Tuesday, January 19, 2010

Shredded Chicken

1 lb Chicken
1 can black beans (or pinto, your preference)
1 jar of Salsa ( I use my home made salsa)

add all ingrediants to the crock pot, chicken can be frozen if you forget to thaw. Cook on low 6-8 hours. Shred chicken just prior to serving.

Serve with Tortillas for burritos or make your own Cafe Rio style salad.

Summer Desert

Yummy and light desert for summer

2 1/2 gallons of sherbet ice cream ( I like raspberry and orange)
1 package macaroon cookies - broken into pieces
1 Sm container of heavy whipping cream

Let sherbet sit out while you Mix whipping cream according to directions. Set aside.

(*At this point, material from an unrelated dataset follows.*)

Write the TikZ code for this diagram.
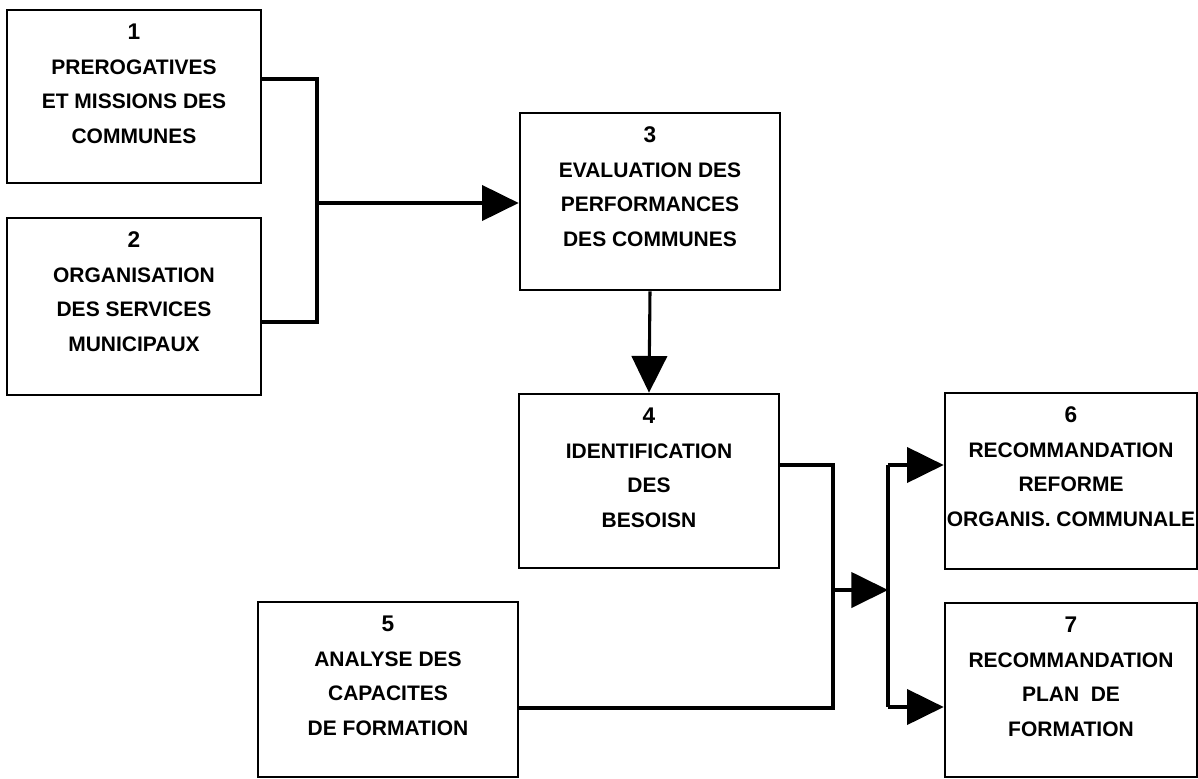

Mix sherbet and cookies either by hand or in mixer if using different kinds to give a rainbow effect. Fold in whipping cream. Put into a 9 x 13 pan, put into freezer for at least two hours. Cut into squares and serve.

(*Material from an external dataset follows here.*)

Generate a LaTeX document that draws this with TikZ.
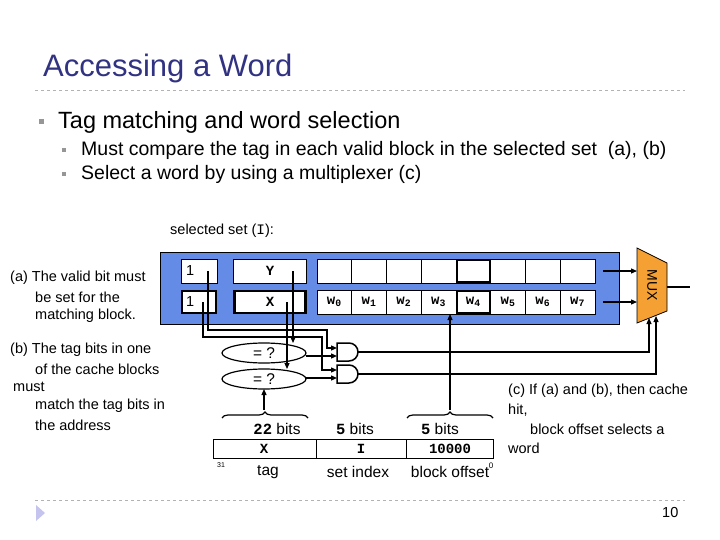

I usually make night before

Thanks Tammy

Santa Rosa Chicken Salad

Next one is really good but needs to be prepared in advance

Santa Rosa Chicken Salad

2 cups long grain wild rice -cook as box instructs--- DO NOT USE SEASON PACKET
3 Chicken breast halves - cooked and diced
4 green onions- diced
1 red bell pepper - diced
2 med avocados
1 Cup chopped pecans (optional)

3 oz Chinese pea pods - fresh, remove ends and cut into thirds

Combine all ingredients except avocados and pecans. Place in refrigerator over night.

Dressing

2-3 cloves of garlic 1 tea salt
1/2 tea pepper 2/3 cup rice seasoned vinegar
1/2 teas Dijon mustard 1/2 tsp sugar
2/3 cup vegetable oil

Combine all ingredients in a blender. Cover and refrigerate over night. Mix salad, dressing 2-4 hours before you want to serve. Dice Avocados and add them with the pecans right before you serve. Serves 10-12

Thanks Tammy!!

Ranch Parmesean Chicken

Easy Ranch Chicken

4-5 Skinless Chicken breast
1 packet Hidden Valley Ranch mix
3/4 Cup Crushed Corn Flakes
3/4 Cup Parmesan Cheese (have used both fresh and store bought)
Melted butter


Mix corn flakes, Parmesan cheese and ranch packet together. Dip chicken breast in butter and then into mixture. Put on a cookie sheet or 9x13 pan. Bake in oven at 350 degrees for about 30 minutes or until done. Served with mashed potatoes, rice and veggie.

I serve this with bowtie past and marinara, its way yummy!!

If you don't want to use butter you can use water or milk to. However it isn't as yummy!